Gesinnungsprozess gegen kurdische Feministin

In Berlin-Schöneberg läuft ein Terrorverfahren wegen angeblicher PKK-Mitgliedschaft, die Beweislage ist dünn

  • Vanessa Fischer
  • Lesedauer: 3 Min.

Am Freitag steht Yildiz Aktaş erneut vor dem Kammergericht in Berlin-Schöneberg. Seit dem 25. Oktober muss sich die kurdische Feministin hier verantworten. Nach Paragraf 129b des deutschen Strafgesetzbuches wird ihr vorgeworfen, sich in den Jahren 2013 und 2014 unter anderem in Berlin für die PKK engagiert zu haben.

»Paragraf 129b knüpft an Straftaten im Ausland an. Bei der PKK geht es beispielsweise um Angriffe auf türkische Soldaten«, erklärt Aktaş‘ Anwalt Lukas Theune im Gespräch mit »nd«. Bei dem Prozess gegen Yildiz Aktaş stünden allerdings Aktivitäten im Mittelpunkt, die in der BRD vom Recht auf freie Meinungsäußerung gedeckt seien, wie die Teilnahme an einer Demonstration oder das Malen von Transparenten. »Nichts davon ist in Deutschland verboten«, so Theune. Die Logik des Paragrafen 129b erlaube es den Strafverfolgungsbehörden, aus der Teilnahme an einer Demonstration die Unterstützung einer »terroristischen Vereinigung im Ausland« zu machen. Bei Aktaş gehe es darum, ob sie die kurdische Arbeiterpartei ideologisch unterstützt. Bei einem Schuldspruch droht ihr eine langjährige Haftstrafe - sie wäre laut dem kurdischen Informationsdienst Azadi die erste Frau.

Aktaş, die solange der Prozess läuft, nicht mit der Presse sprechen möchte, wurde bereits 1981 im Alter von nur zwölf Jahren als jüngste weibliche Gefangene im Gefängnis von Diyarbakir inhaftiert und dort schwer misshandelt. Später engagierte sie sich in der prokurdischen »Partei des Friedens und der Demokratie« (DBP) für Frauenrechte und Feminismus. Immer wieder wurde sie deshalb inhaftiert. Bis heute leidet sie unter erheblichen gesundheitlichen Problemen durch die erlebte Folter und Gewalt. In 2011 zeigte sie dennoch zusammen mit anderen Überlebenden aus Diyarbakir, die verantwortlichen Gefängnisbetreiber an. Als Aktaş 2012 eine erneute Inhaftierung in der Türkei drohte, floh sie nach Deutschland und erhielt politisches Asyl.

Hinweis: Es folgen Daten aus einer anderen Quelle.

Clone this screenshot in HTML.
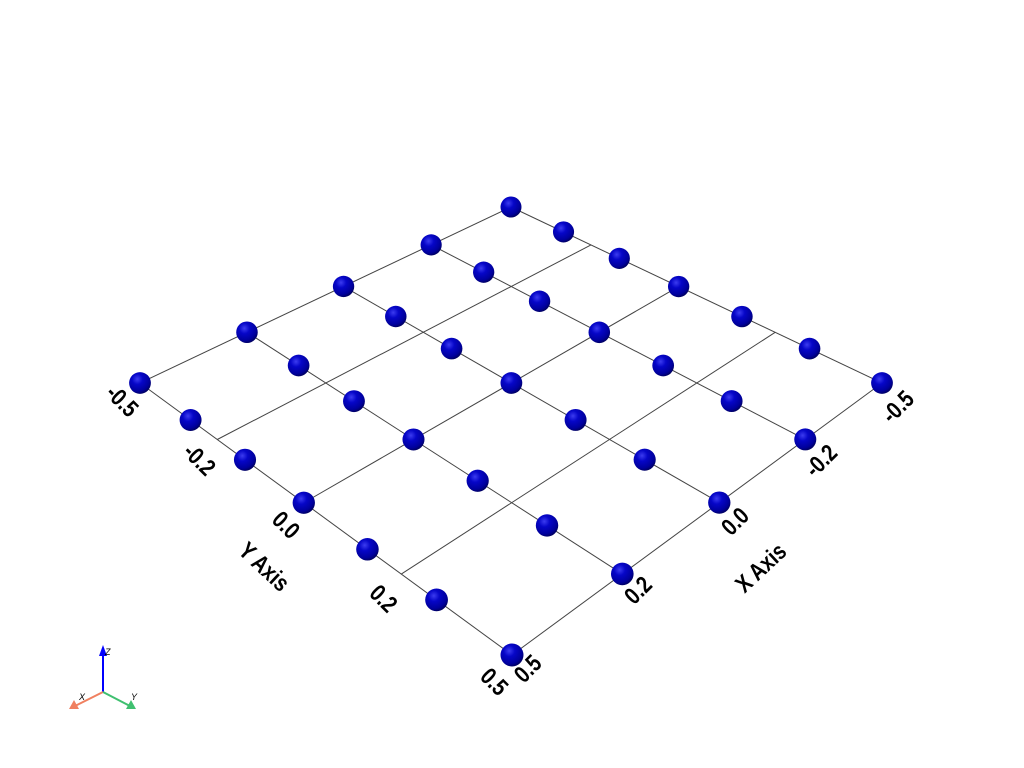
<!DOCTYPE html>
<html><head><meta charset="utf-8"><style>
html,body{margin:0;padding:0;background:#fff;}
svg{display:block;}
text{font-family:"Liberation Sans",sans-serif;}
</style></head><body>
<svg id="chart" width="1024" height="768" viewBox="0 0 1024 768" xmlns="http://www.w3.org/2000/svg">
<defs>
<radialGradient id="sph" cx="0.38" cy="0.32" r="0.7">
<stop offset="0" stop-color="#3c3cf0"/>
<stop offset="0.35" stop-color="#0606c8"/>
<stop offset="0.8" stop-color="#00009c"/>
<stop offset="1" stop-color="#000060"/>
</radialGradient>
</defs>
<g id="grid"></g>
<g id="pts"></g>
<g id="labels"></g>
<g>
<line x1="103" y1="692" x2="103" y2="652" stroke="#0000ff" stroke-width="2"/>
<polygon points="103,645 99,656 107,656" fill="#0000ff"/>
<line x1="103" y1="692" x2="75" y2="706" stroke="#f08060" stroke-width="2"/>
<polygon points="69,709 74,700 79,709" fill="#f08060"/>
<line x1="103" y1="692" x2="130" y2="706" stroke="#40c070" stroke-width="2"/>
<polygon points="136,709 126,709 131,700" fill="#40c070"/>
<text x="105" y="655" font-size="9" font-style="italic">Z</text>
<text x="79" y="700" font-size="9" font-style="italic">X</text>
<text x="131" y="700" font-size="9" font-style="italic">Y</text>
</g>
</svg>
<script>
const xValues=[-0.5,-0.25,0,0.25,0.5];
const yValues=[-0.5,-0.3333,-0.1667,0,0.1667,0.3333,0.5];
const xTicks=[-0.5,-0.25,0,0.25,0.5];
const yTicks=[-0.5,-0.25,0,0.25,0.5];
const xTickLabels=["-0.5","-0.2","0.0","0.2","0.5"];
const yTickLabels=["-0.5","-0.2","0.0","0.2","0.5"];

const src=[[-0.5,-0.5],[0.5,-0.5],[0.5,0.5],[-0.5,0.5]];
const dst=[[511,207],[140,383],[512,655],[882,383]];
function solve(A,b){const n=b.length;for(let i=0;i<n;i++){let p=i;for(let r=i+1;r<n;r++)if(Math.abs(A[r][i])>Math.abs(A[p][i]))p=r;[A[i],A[p]]=[A[p],A[i]];[b[i],b[p]]=[b[p],b[i]];for(let r=0;r<n;r++){if(r===i)continue;const f=A[r][i]/A[i][i];for(let c=i;c<n;c++)A[r][c]-=f*A[i][c];b[r]-=f*b[i];}}return b.map((v,i)=>v/A[i][i]);}
const A=[],B=[];
for(let i=0;i<4;i++){const [x,y]=src[i],[u,v]=dst[i];
A.push([x,y,1,0,0,0,-u*x,-u*y]);B.push(u);
A.push([0,0,0,x,y,1,-v*x,-v*y]);B.push(v);}
const h=solve(A,B);
function proj(x,y){const w=h[6]*x+h[7]*y+1;return [(h[0]*x+h[1]*y+h[2])/w,(h[3]*x+h[4]*y+h[5])/w,w];}
const NS="http://www.w3.org/2000/svg";
const grid=document.getElementById('grid'),pts=document.getElementById('pts'),lab=document.getElementById('labels');
function line(p,q,name){const l=document.createElementNS(NS,'line');
l.setAttribute('x1',p[0]);l.setAttribute('y1',p[1]);l.setAttribute('x2',q[0]);l.setAttribute('y2',q[1]);
l.setAttribute('stroke','#444');l.setAttribute('stroke-width','1');


grid.appendChild(l);}
xTicks.forEach(x=>line(proj(x,-0.5),proj(x,0.5),'x-grid-line'));
yTicks.forEach(y=>line(proj(-0.5,y),proj(0.5,y),'y-grid-line'));
const list=[];
xValues.forEach(x=>yValues.forEach(y=>list.push(proj(x,y))));
list.sort((a,b)=>a[1]-b[1]);
list.forEach(p=>{const c=document.createElementNS(NS,'circle');
c.setAttribute('cx',p[0]);c.setAttribute('cy',p[1]);c.setAttribute('r',(10.5+(p[1]-207)/448).toFixed(2));
c.setAttribute('fill','url(#sph)');


pts.appendChild(c);});
function txt(s,x,y,rot,name,size){const t=document.createElementNS(NS,'text');
t.textContent=s;t.setAttribute('x',0);t.setAttribute('y',0);
t.setAttribute('font-size',size);t.setAttribute('font-weight','bold');t.setAttribute('text-anchor','middle');t.setAttribute('dominant-baseline','middle');
t.setAttribute('transform','translate('+x+','+y+') rotate('+rot+') scale(0.82,1)');


lab.appendChild(t);}
yTicks.forEach((y,i)=>{const p=proj(0.5,y);txt(yTickLabels[i],p[0]-19,p[1]+19+9*(y+0.5),45,'y-tick-label',24);});
xTicks.forEach((x,i)=>{const p=proj(x,0.5);txt(xTickLabels[i],p[0]+17,p[1]+15+10*(0.5-x),-45,'x-tick-label',24);});
txt('Y Axis',263,568,43,'y-axis-title',24);
txt('X Axis',762,569,-43,'x-axis-title',24);
</script>
</body></html>
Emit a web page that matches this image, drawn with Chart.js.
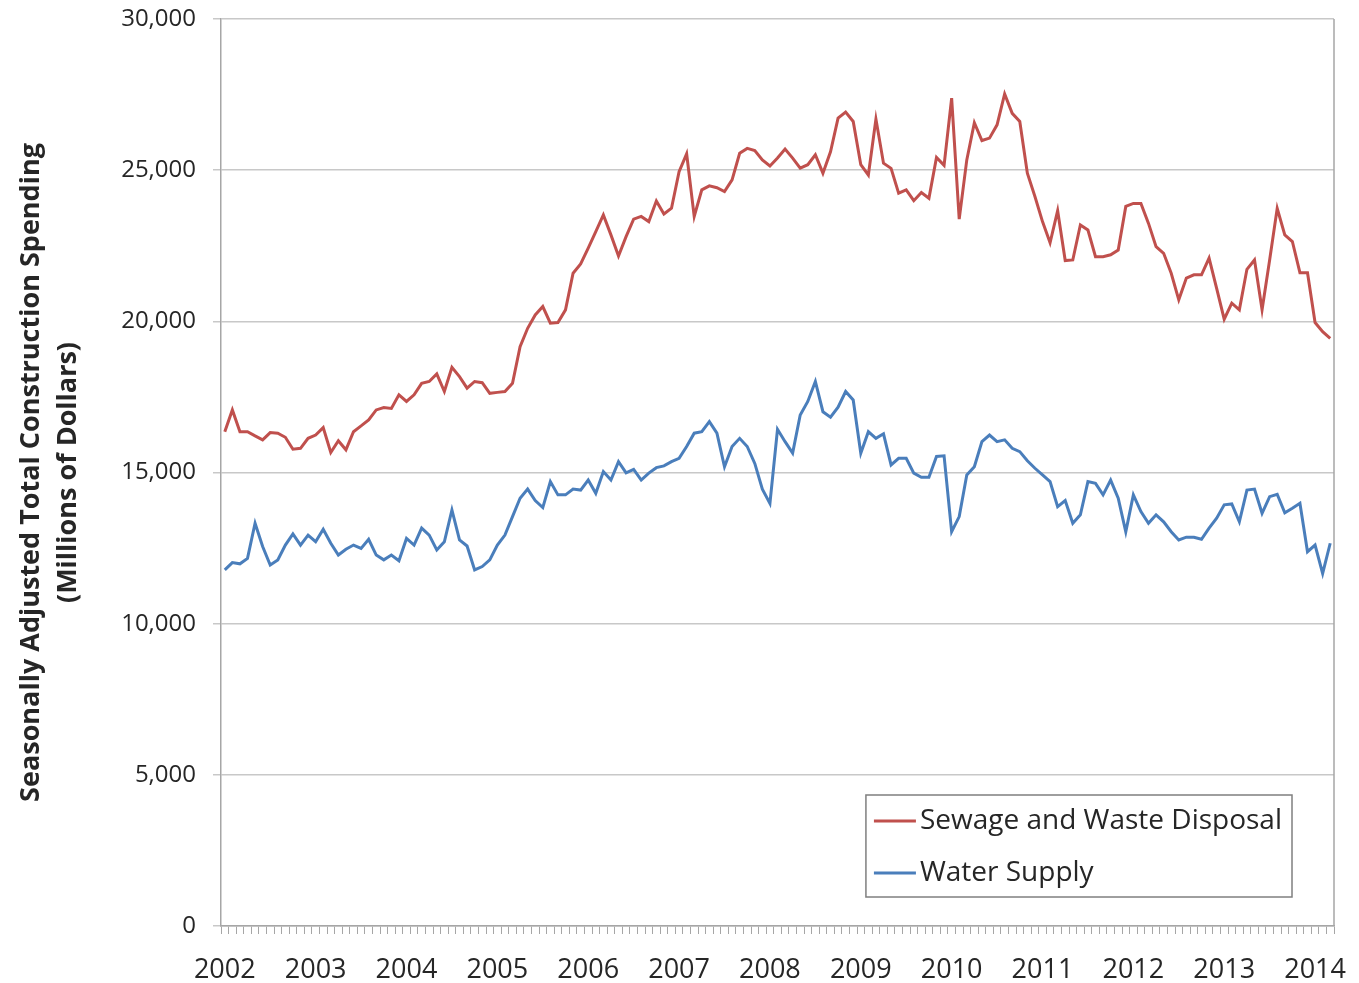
<!DOCTYPE html>
<html>
<head>
<meta charset="utf-8">
<script src="https://cdn.jsdelivr.net/npm/chart.js@4"></script>
<style>
  html, body { margin: 0; padding: 0; background: #fff; }
  canvas { display: block; }
</style>
</head>
<body>
<canvas id="grafico" width="1359" height="983"></canvas>
<script>
// anos do eixo x (um rótulo por janeiro), dados mensais de jan/2002 a mar/2014
const anos = ["2002", "2003", "2004", "2005", "2006", "2007", "2008", "2009", "2010", "2011", "2012", "2013", "2014"];
const meses = ["01", "02", "03", "04", "05", "06", "07", "08", "09", "10", "11", "12"];
const mesesUltimoAno = 3;

const yTicks = [0, 5000, 10000, 15000, 20000, 25000, 30000];

const esgoto = [
  16350, 17070, 16350, 16350, 16210, 16080, 16320, 16300, 16165, 15770, 15800, 16130,
  16240, 16485, 15660, 16050, 15750, 16350, 16540, 16740, 17070, 17150, 17120, 17570,
  17350, 17570, 17950, 18010, 18260, 17680, 18480, 18170, 17790, 18010, 17970, 17620,
  17650, 17680, 17950, 19160, 19770, 20210, 20490, 19940, 19960, 20380, 21590, 21900,
  22420, 22970, 23520, 22860, 22160, 22800, 23380, 23470, 23300, 23980, 23550, 23740,
  24950, 25540, 23470, 24350, 24480, 24420, 24290, 24680, 25560, 25720, 25650, 25340,
  25140, 25400, 25700, 25400, 25070, 25180, 25510, 24900, 25610, 26720, 26920, 26610,
  25180, 24840, 26690, 25230, 25060, 24240, 24350, 23990, 24260, 24070, 25420, 25160,
  27380, 23380, 25340, 26570, 25980, 26060, 26500, 27520, 26880, 26610, 24900, 24130,
  23300, 22600, 23660, 22010, 22030, 23190, 23020, 22140, 22140, 22200, 22360, 23800,
  23900, 23900, 23240, 22470, 22250, 21590, 20710, 21430, 21540, 21540, 22090, 21090,
  20070, 20600, 20380, 21720, 22030, 20380, 22030, 23740, 22860, 22640, 21610, 21610,
  19960, 19660, 19440
];

const agua = [
  11780, 12020, 11980, 12160, 13320, 12550, 11940, 12110, 12600, 12970, 12600, 12930,
  12710, 13120, 12660, 12270, 12460, 12600, 12490, 12790, 12270, 12110, 12270, 12080,
  12820, 12600, 13160, 12930, 12440, 12710, 13760, 12770, 12570, 11780, 11890, 12110,
  12600, 12930, 13540, 14150, 14450, 14070, 13840, 14700, 14260, 14260, 14450, 14420,
  14750, 14310, 15030, 14750, 15360, 14990, 15100, 14750, 14980, 15160, 15220, 15360,
  15470, 15860, 16300, 16350, 16680, 16300, 15190, 15860, 16130, 15860, 15300, 14450,
  13980, 16430, 16020, 15640, 16900, 17350, 18010, 17010, 16830, 17160, 17680, 17400,
  15640, 16350, 16130, 16280, 15250, 15470, 15470, 14980, 14840, 14840, 15530, 15550,
  13040, 13540, 14920, 15190, 16020, 16240, 16020, 16080, 15800, 15690, 15390, 15140,
  14920, 14700, 13870, 14070, 13320, 13600, 14700, 14640, 14260, 14750, 14150, 13040,
  14260, 13710, 13320, 13600, 13370, 13040, 12770, 12860, 12860, 12790, 13160, 13490,
  13930, 13960, 13370, 14420, 14450, 13650, 14200, 14280, 13670, 13820, 13980, 12380,
  12600, 11660, 12660
];

const rotulos = [];
anos.forEach((ano, i) => {
  const lista = i === anos.length - 1 ? meses.slice(0, mesesUltimoAno) : meses;
  lista.forEach(m => rotulos.push(`${ano}-${m}`));
});

const FONTE = '"Open Sans", "DejaVu Sans", sans-serif';
const COR_TEXTO = "#262626";

// legenda com moldura dentro da área do gráfico, canto inferior direito
const legendaBox = {
  id: "legendaBox",
  afterDraw(chart) {
    const { ctx, chartArea } = chart;
    const datasets = chart.data.datasets;
    ctx.save();
    ctx.font = `28px ${FONTE}`;
    const larguraTexto = Math.max(...datasets.map(d => ctx.measureText(d.label).width));
    const largura = 8 + 42 + 4 + larguraTexto + 10;
    const altura = 102;
    const x = chartArea.right - 42 - largura;
    const y = chartArea.bottom - 29 - altura;

    ctx.fillStyle = "#fff";
    ctx.fillRect(x, y, largura, altura);
    ctx.strokeStyle = "#7f7f7f";
    ctx.lineWidth = 1.5;
    ctx.strokeRect(x, y, largura, altura);

    datasets.forEach((d, i) => {
      const cy = y + 26 + i * 52;
      ctx.strokeStyle = d.borderColor;
      ctx.lineWidth = 3;
      ctx.beginPath();
      ctx.moveTo(x + 8, cy);
      ctx.lineTo(x + 50, cy);
      ctx.stroke();
      ctx.fillStyle = COR_TEXTO;
      ctx.textBaseline = "middle";
      ctx.textAlign = "left";
      ctx.fillText(d.label, x + 54, cy);
    });
    ctx.restore();
  }
};

// borda direita da área de plotagem
const bordaDireita = {
  id: "bordaDireita",
  beforeDatasetsDraw(chart) {
    const { ctx, chartArea } = chart;
    ctx.save();
    ctx.strokeStyle = "#a6a6a6";
    ctx.lineWidth = 1.5;
    ctx.beginPath();
    ctx.moveTo(chartArea.right, chartArea.top);
    ctx.lineTo(chartArea.right, chartArea.bottom);
    ctx.stroke();
    ctx.restore();
  }
};

new Chart(document.getElementById("grafico"), {
  type: "line",
  data: {
    labels: rotulos,
    datasets: [
      {
        label: "Sewage and Waste Disposal",
        data: esgoto,
        borderColor: "#c0504d",
        borderWidth: 3,
        pointRadius: 0,
        tension: 0,
      },
      {
        label: "Water Supply",
        data: agua,
        borderColor: "#4a7ebb",
        borderWidth: 3,
        pointRadius: 0,
        tension: 0,
      }
    ]
  },
  options: {
    responsive: false,
    animation: false,
    layout: {
      padding: { top: 19, right: 25, left: 0, bottom: 0 }
    },
    plugins: {
      legend: { display: false },
      tooltip: { enabled: false }
    },
    scales: {
      x: {
        type: "category",
        offset: true,
        afterFit(scale) { scale.height = 57; },
        grid: {
          offset: true,
          drawOnChartArea: false,
          drawTicks: true,
          tickLength: 8,
          color: "#a6a6a6"
        },
        border: { display: true, color: "#a6a6a6", width: 1.5 },
        ticks: {
          autoSkip: false,
          maxRotation: 0,
          minRotation: 0,
          padding: 20,
          color: COR_TEXTO,
          font: { family: FONTE, size: 27 },
          callback(valor, indice) {
            const r = rotulos[indice];
            return r.endsWith("-01") ? r.slice(0, 4) : "";
          }
        }
      },
      y: {
        min: yTicks[0],
        max: yTicks[yTicks.length - 1],
        afterFit(scale) {
          scale.width = 221;
          scale.paddingTop = 0;
          scale.paddingBottom = 0;
        },
        afterBuildTicks(scale) {
          scale.ticks = yTicks.map(v => ({ value: v }));
        },
        grid: {
          color: "#c8c8c8",
          lineWidth: 1.5,
          drawTicks: true,
          tickLength: 8
        },
        border: { display: true, color: "#a6a6a6", width: 1.5 },
        ticks: {
          padding: 17,
          color: COR_TEXTO,
          font: { family: FONTE, size: 24 },
          callback: v => v.toLocaleString("en-US")
        },
        title: {
          display: true,
          text: ["Seasonally Adjusted Total Construction Spending", "(Millions of Dollars)"],
          color: COR_TEXTO,
          font: { family: FONTE, size: 27, weight: "bold", lineHeight: 1.4 },
          padding: { top: 12, bottom: 0 }
        }
      }
    }
  },
  plugins: [bordaDireita, legendaBox]
});
</script>
</body>
</html>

»Es ist wirklich grotesk, dass der deutsche Staat sie nun für die gleichen politischen Tätigkeiten verfolgt, für die er ihr 2012 politisches Asyl gewährt hat«, sagt eine Unterstützerin von Aktaş. Für sie sei das Strafverfahren auch ein Angriff auf die internationale feministische Bewegung, denn »die kurdische Frauenbewegung bietet Feminist*innen weltweit Perspektiven für ein selbstbestimmtes Leben in Würde und Freiheit.«

Dem stimmt auch Theune zu: »Das scheint dem deutschen Staat nicht zu gefallen.« Selbst aus der Telefonüberwachung ergebe sich nicht, dass die Angeklagte PKK-Mitglied war. »Wohl aber, dass sie sich für Feminismus und kurdische Belange im Allgemeinen eingesetzt hat«, sagt der Anwalt. So habe Aktaş beispielsweise gegen die Ermordung der Kurdinnen Sakine Cansiz, Leyla Söylemez und Fidan Dogan in Paris 2013, mutmaßlich durch den türkischen Geheimdienst, protestiert. »Sich gegen Frauenmorde einsetzen kann man aber auch als Feministin, dafür muss man kein PKK-Mitglied sein«, stellt Theune fest.

Aktaş’ Unterstützerinnen kritisieren, dass das Verfahren ausgerechnet während des türkischen Angriffskrieges gegen Nordsyrien stattfindet. »Die Kriminalisierung der kurdischen Bewegung ist im Zuge dessen scheinheilig«, meint Theune dazu. Wie scheinheilig auch das Verfahren ist, offenbart sich während der Verhandlung selbst. So stützt die Staatsanwaltschaft ihre Beweisführung auf Berichte über PKK-Anschläge in türkischen Medien. »Wie ist es denn mit der Pressefreiheit in der Türkei bestellt?«, fragt Theune am Prozesstag am 1. November - und sorgt für einen Moment betretenen Schweigens im Gerichtssaal.

Für Freitag rufen Unterstützer*innen zu einer Kundgebung um 8 Uhr vor dem Kammergericht auf.